▸ Work to be completed
Exactly the lines from the line containing "What matplotlib code" through the line containing "plt.rcParams['mathtext.bf'] = 'Liberation" are to be echoed, with both included and pictures left out.

▸ Information given
Start

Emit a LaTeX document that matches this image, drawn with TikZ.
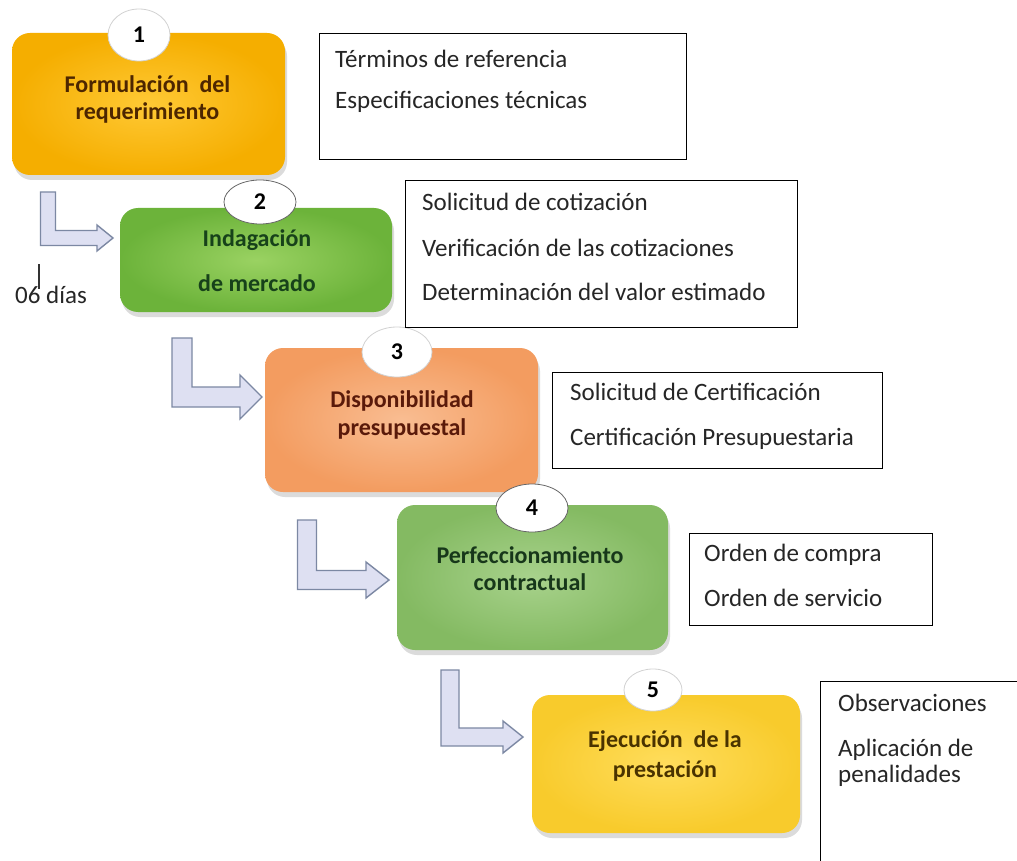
\documentclass[tikz,border=0pt]{standalone}
\usepackage{fontspec}
\setmainfont{Carlito}
\usetikzlibrary{shadows,calc,shapes.geometric}
\definecolor{arrowfill}{HTML}{DEE0F2}
\definecolor{arrowline}{HTML}{7C88A3}
\definecolor{oA}{HTML}{F5AE00}\definecolor{iA}{HTML}{FFC935}\definecolor{tA}{HTML}{4D2600}
\definecolor{oB}{HTML}{6CB33A}\definecolor{iB}{HTML}{9AD262}\definecolor{tB}{HTML}{17421A}
\definecolor{oC}{HTML}{F39C60}\definecolor{iC}{HTML}{F9BD92}\definecolor{tC}{HTML}{5A1A0A}
\definecolor{oD}{HTML}{84BA62}\definecolor{iD}{HTML}{A8D28C}\definecolor{tD}{HTML}{17371A}
\definecolor{oE}{HTML}{F8CB2C}\definecolor{iE}{HTML}{FFDD5C}\definecolor{tE}{HTML}{4A3300}
\newcommand\Larrow[5]{%
  \filldraw[larrow] let \p1=(#1), \p2=(#2) in
    (\x1-#3/2,\y1) -- (\x1+#3/2,\y1) -- (\x1+#3/2,\y2+#3/2) -- (\x2-#4,\y2+#3/2)
    -- (\x2-#4,\y2+#5) -- (\x2,\y2) -- (\x2-#4,\y2-#5) -- (\x2-#4,\y2-#3/2)
    -- (\x1-#3/2,\y2-#3/2) -- cycle;}
\begin{document}
\begin{tikzpicture}[x=1pt,y=-1pt,
  stepbox/.style={rounded corners=18pt, inner sep=0pt,
     drop shadow={opacity=0.28, shadow xshift=2pt, shadow yshift=-5pt}},
  numc/.style={ellipse, fill=white, draw=gray!35, line width=0.8pt, inner sep=0pt,
     font=\fontsize{24}{24}\selectfont\bfseries},
  steptext/.style={align=center, font=\fontsize{24}{27}\selectfont\bfseries, inner sep=0pt},
  infobox/.style={draw=black, line width=1.4pt, fill=white, inner sep=0pt, anchor=north west},
  infotext/.style={anchor=base west, inner sep=0pt, font=\fontsize{25}{28}\selectfont, text=black!85},
  larrow/.style={fill=arrowfill, draw=arrowline, line width=1.4pt, line join=miter}
]
\useasboundingbox (0,0) rectangle (1017,861);
\fill[white] (0,0) rectangle (1017,861);

% arrows (from box i to box i+1)
\coordinate (a1s) at (48,192);  \coordinate (a1t) at (113,238);
\coordinate (a2s) at (182,338); \coordinate (a2t) at (262,397);
\coordinate (a3s) at (307,520); \coordinate (a3t) at (389,580);
\coordinate (a4s) at (450,670); \coordinate (a4t) at (523,737);
\Larrow{a1s}{a1t}{15pt}{16pt}{13pt}
\Larrow{a2s}{a2t}{20pt}{22pt}{22pt}
\Larrow{a3s}{a3t}{19pt}{23pt}{18pt}
\Larrow{a4s}{a4t}{18pt}{20pt}{16pt}

% step boxes
\node[stepbox, inner color=iA, outer color=oA, minimum width=273pt, minimum height=142pt] (b1) at (148.5,104) {};
\node[stepbox, inner color=iB, outer color=oB, minimum width=272pt, minimum height=104pt] (b2) at (256,260) {};
\node[stepbox, inner color=iC, outer color=oC, minimum width=273pt, minimum height=144pt] (b3) at (401.5,420) {};
\node[stepbox, inner color=iD, outer color=oD, minimum width=271pt, minimum height=145pt] (b4) at (532.5,577.5) {};
\node[stepbox, inner color=iE, outer color=oE, minimum width=268pt, minimum height=138pt] (b5) at (666,764) {};

% step texts
\node[steptext, text=tA] (s1) at (147.5,99) {Formulación~~del\\requerimiento};
\node[steptext, text=tB, font=\fontsize{24}{45}\selectfont\bfseries] (s2) at (257,261) {Indagación\\de mercado};
\node[steptext, text=tC, font=\fontsize{24}{28}\selectfont\bfseries] (s3) at (402,415) {Disponibilidad\\presupuestal};
\node[steptext, text=tD] (s4) at (530,569) {Perfeccionamiento\\contractual};
\node[steptext, text=tE, font=\fontsize{24}{30}\selectfont\bfseries] (s5) at (665,756) {Ejecución~~de la\\prestación};

% number circles
\node[numc, minimum width=62pt, minimum height=52pt] (c1) at (139,35) {1};
\node[numc, draw=black!60, minimum width=72pt, minimum height=44pt] (c2) at (260,202) {2};
\node[numc, minimum width=70pt, minimum height=50pt] (c3) at (397,352) {3};
\node[numc, draw=black!60, minimum width=72pt, minimum height=48pt] (c4) at (532,508) {4};
\node[numc, minimum width=58pt, minimum height=42pt] (c5) at (653,690) {5};

% info boxes
\node[infobox, minimum width=367pt, minimum height=126pt] (i1) at (319,33) {};
\node[infobox, minimum width=392pt, minimum height=147pt] (i2) at (405,180) {};
\node[infobox, minimum width=330pt, minimum height=96pt] (i3) at (552,372) {};
\node[infobox, minimum width=243pt, minimum height=92pt] (i4) at (689,533) {};
\node[infobox, minimum width=230pt, minimum height=200pt] (i5) at (820,681) {};

% info texts
\node[infotext] (t1a) at (335,68) {Términos de referencia};
\node[infotext] (t1b) at (335,109) {Especificaciones técnicas};
\node[infotext] (t2a) at (422,211) {Solicitud de cotización};
\node[infotext] (t2b) at (422,256) {Verificación de las cotizaciones};
\node[infotext] (t2c) at (422,300) {Determinación del valor estimado};
\node[infotext] (t3a) at (570,400) {Solicitud de Certificación};
\node[infotext] (t3b) at (570,445) {Certificación Presupuestaria};
\node[infotext] (t4a) at (704,561) {Orden de compra};
\node[infotext] (t4b) at (704,606) {Orden de servicio};
\node[infotext] (t5a) at (838,711) {Observaciones};
\node[infotext] (t5b) at (838,756) {Aplicación de};
\node[infotext] (t5c) at (838,782) {penalidades};

% days label
\node[infotext] (d) at (15,303) {06 días};
\coordinate (tk) at (39,264);
\draw[line width=1.2pt, black!80] (tk) -- ++(0,25);
\end{tikzpicture}
\end{document}
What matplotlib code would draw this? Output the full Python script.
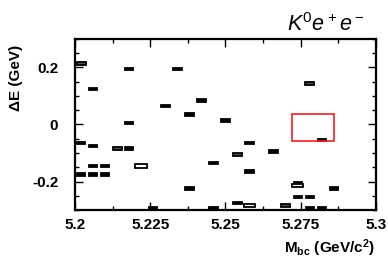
import numpy as np
import matplotlib
matplotlib.use("Agg")
import matplotlib.pyplot as plt
from matplotlib.patches import Rectangle
from matplotlib.ticker import MultipleLocator

plt.rcParams['font.family'] = ['Liberation Sans', 'DejaVu Sans']
plt.rcParams['mathtext.fontset'] = 'custom'
plt.rcParams['mathtext.rm'] = 'Liberation Sans'
plt.rcParams['mathtext.it'] = 'Liberation Sans:italic'
plt.rcParams['mathtext.bf'] = 'Liberation Sans:bold'

# candidate events: Mbc (GeV/c^2), dE (GeV), box style (f=filled, g=grey, h=hollow)
mbc = [5.202, 5.218, 5.234, 5.206, 5.230, 5.218, 5.242, 5.238, 5.250, 5.278,
       5.282, 5.274, 5.274, 5.274, 5.278, 5.286, 5.278, 5.282, 5.270,
       5.202, 5.206, 5.214, 5.218, 5.206, 5.210, 5.222, 5.202, 5.206, 5.210,
       5.226, 5.258, 5.254, 5.266, 5.246, 5.258, 5.238, 5.254, 5.258, 5.246]
de = [0.215, 0.195, 0.195, 0.125, 0.065, 0.005, 0.085, 0.035, 0.015, 0.145,
      -0.055, -0.205, -0.215, -0.255, -0.255, -0.225, -0.295, -0.295, -0.285,
      -0.065, -0.075, -0.085, -0.085, -0.145, -0.145, -0.145, -0.175, -0.175, -0.175,
      -0.295, -0.065, -0.105, -0.095, -0.135, -0.165, -0.225, -0.275, -0.285, -0.295]
kind = ['g', 'f', 'f', 'f', 'f', 'f', 'f', 'f', 'f', 'g',
        'f', 'f', 'h', 'f', 'f', 'f', 'f', 'f', 'g',
        'f', 'f', 'g', 'f', 'f', 'f', 'h', 'f', 'f', 'f',
        'f', 'f', 'g', 'f', 'f', 'f', 'f', 'f', 'h', 'f']

# signal box
sig_mbc = (5.272, 5.286)
sig_de = (-0.058, 0.038)

fig = plt.figure(figsize=(3.88, 2.68), dpi=100)
ax = fig.add_axes([0.1933, 0.2164, 0.7757, 0.6381])

for x, y, k in zip(mbc, de, kind):
    if k == 'h':
        w, h, fc = 0.0038, 0.012, 'white'
    elif k == 'g':
        w, h, fc = 0.0030, 0.010, '#555555'
    else:
        w, h, fc = 0.0028, 0.009, 'black'
    ax.add_patch(Rectangle((x - w / 2, y - h / 2), w, h, facecolor=fc,
                           edgecolor='black', linewidth=1.3, clip_on=True))

ax.add_patch(Rectangle((sig_mbc[0], sig_de[0]), sig_mbc[1] - sig_mbc[0],
                       sig_de[1] - sig_de[0], fill=False, edgecolor='#ff1a1a',
                       linewidth=1.2))

ax.set_xlim(5.2, 5.3)
ax.set_ylim(-0.3, 0.3)
ax.xaxis.set_major_locator(MultipleLocator(0.025))
ax.xaxis.set_minor_locator(MultipleLocator(0.0125))
ax.yaxis.set_major_locator(MultipleLocator(0.2))
ax.yaxis.set_minor_locator(MultipleLocator(0.05))
ax.set_xticks([5.2, 5.225, 5.25, 5.275, 5.3])
ax.set_xticklabels(['5.2', '5.225', '5.25', '5.275', '5.3'])
ax.set_yticks([-0.2, 0, 0.2])
ax.set_yticklabels(['-0.2', '0', '0.2'])

ax.tick_params(which='both', direction='in', top=True, right=True, width=1)
ax.tick_params(which='major', length=6, labelsize=11, pad=6)
ax.tick_params(axis='y', which='major', pad=12)
ax.tick_params(which='minor', length=3)
for lab in ax.get_xticklabels() + ax.get_yticklabels():
    lab.set_fontweight('bold')
for s in ax.spines.values():
    s.set_linewidth(1.6)

fig.text(0.966, 0.075, r'$\mathbf{M_{bc}}$ (GeV/c$^{\mathbf{2}}$)', ha='right',
         va='center', fontsize=11, fontweight='bold')
fig.text(0.042, 0.71, '\u0394E (GeV)', rotation=90, ha='center', va='center',
         fontsize=11, fontweight='bold')
fig.text(0.94, 0.91, r'$K^0e^+e^-$', ha='right', va='center', fontsize=15.5)

fig.savefig('out.png', dpi=100)
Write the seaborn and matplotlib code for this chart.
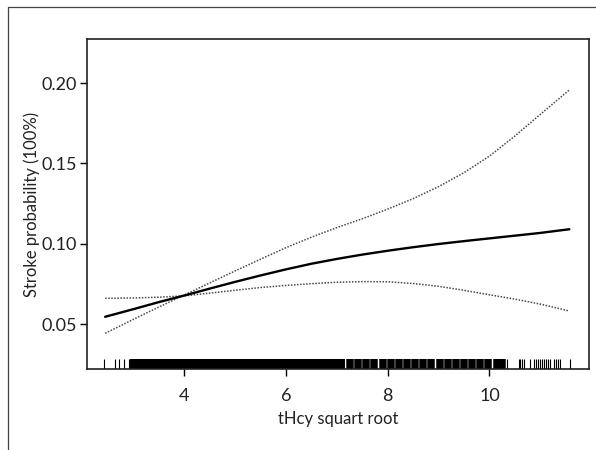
import numpy as np
import pandas as pd
import seaborn as sns
import matplotlib.pyplot as plt
from matplotlib.lines import Line2D

# square root of tHcy where the curve is evaluated
hcy_sqrt = [2.45, 3.0, 3.5, 4.0, 4.5, 5.0, 5.5, 6.0, 6.5, 7.0, 7.5, 8.0,
            8.5, 9.0, 9.5, 10.0, 10.5, 11.0, 11.57]
# fitted stroke probability and its confidence limits
prob_fit = [0.0545, 0.0592, 0.0636, 0.0677, 0.0720, 0.0762, 0.0802, 0.0840,
            0.0875, 0.0905, 0.0932, 0.0956, 0.0978, 0.0998, 0.1016, 0.1033,
            0.1050, 0.1067, 0.1090]
prob_upper = [0.0442, 0.0528, 0.0605, 0.0680, 0.0755, 0.0830, 0.0903, 0.0975,
              0.1040, 0.1100, 0.1155, 0.1215, 0.1280, 0.1355, 0.1442, 0.1545,
              0.1670, 0.1805, 0.1957]
prob_lower = [0.0660, 0.0662, 0.0667, 0.0675, 0.0692, 0.0710, 0.0727, 0.0740,
              0.0751, 0.0760, 0.0764, 0.0763, 0.0752, 0.0735, 0.0710, 0.0682,
              0.0655, 0.0624, 0.0581]

# rug of observed values (dense block, mid block with small gaps, single ticks)
rug_dense = [3.05, 3.25, 3.45, 3.65, 3.85, 4.05, 4.25, 4.45, 4.65, 4.85, 5.05,
             5.25, 5.45, 5.65, 5.85, 6.05, 6.25, 6.45, 6.65, 6.85, 7.05]
rug_mid = [7.26, 7.42, 7.58, 7.74, 7.90, 8.06, 8.22, 8.38, 8.54, 8.70, 8.86,
           9.02, 9.18, 9.34, 9.50, 9.66, 9.82, 9.98, 10.14, 10.24]
rug_single = [2.43, 2.65, 2.72, 2.83, 2.91, 10.34, 10.58, 10.61, 10.64, 10.67,
              10.80, 10.87, 10.91, 10.95, 10.99, 11.03, 11.07, 11.11, 11.15,
              11.19, 11.27, 11.30, 11.34, 11.38, 11.58]

y_ticks = [0.05, 0.10, 0.15, 0.20]
x_ticks = [4, 6, 8, 10]

df = pd.DataFrame({"x": hcy_sqrt, "fit": prob_fit, "upper": prob_upper, "lower": prob_lower})

sns.set_style("ticks")
plt.rcParams['font.family'] = ['Lato', 'DejaVu Sans']

fig = plt.figure(figsize=(5.96, 4.5), dpi=100)
ax = fig.add_axes([0.146, 0.18, 0.842, 0.7333])

sns.lineplot(data=df, x="x", y="upper", ax=ax, color="#4a4a4a", lw=1.1, linestyle=(0, (1, 1)))
sns.lineplot(data=df, x="x", y="lower", ax=ax, color="#4a4a4a", lw=1.1, linestyle=(0, (1, 1)))
sns.lineplot(data=df, x="x", y="fit", ax=ax, color="black", lw=1.7)

sns.rugplot(x=rug_dense, ax=ax, height=0.03, color="black", linewidth=8.6)
sns.rugplot(x=rug_mid, ax=ax, height=0.03, color="black", linewidth=5.4)
sns.rugplot(x=rug_single, ax=ax, height=0.03, color="black", linewidth=0.8)

ax.set_xlim(2.094, 11.953)
ax.set_ylim(0.022, 0.2274)
ax.set_xticks(x_ticks)
ax.set_yticks(y_ticks)
ax.set_yticklabels([f"{v:.2f}" for v in y_ticks])
ax.tick_params(axis="both", labelsize=13, length=5, width=1, color="black", labelcolor="#222222")
ax.tick_params(axis="x", pad=9)
ax.tick_params(axis="y", pad=2)
ax.set_xlabel("tHcy squart root", fontsize=12, color="#222222", labelpad=5)
ax.set_ylabel("Stroke probability (100%)", fontsize=12, color="#222222", labelpad=1)
for s in ax.spines.values():
    s.set_visible(True)
    s.set_color("#222222")
    s.set_linewidth(1.2)

# outer frame of the figure panel
fig.add_artist(Line2D([0.0134, 0.0134], [0.0, 0.9844], color="#444444", lw=0.9))
fig.add_artist(Line2D([0.0134, 1.0], [0.9844, 0.9844], color="#444444", lw=0.9))

fig.savefig("out.png", dpi=100)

End

▸ Output for this exercise
What matplotlib code would draw this? Output the full Python script.
import numpy as np
import matplotlib
matplotlib.use("Agg")
import matplotlib.pyplot as plt
from matplotlib.patches import Rectangle
from matplotlib.ticker import MultipleLocator

plt.rcParams['font.family'] = ['Liberation Sans', 'DejaVu Sans']
plt.rcParams['mathtext.fontset'] = 'custom'
plt.rcParams['mathtext.rm'] = 'Liberation Sans'
plt.rcParams['mathtext.it'] = 'Liberation Sans:italic'
plt.rcParams['mathtext.bf'] = 'Liberation Sans:bold'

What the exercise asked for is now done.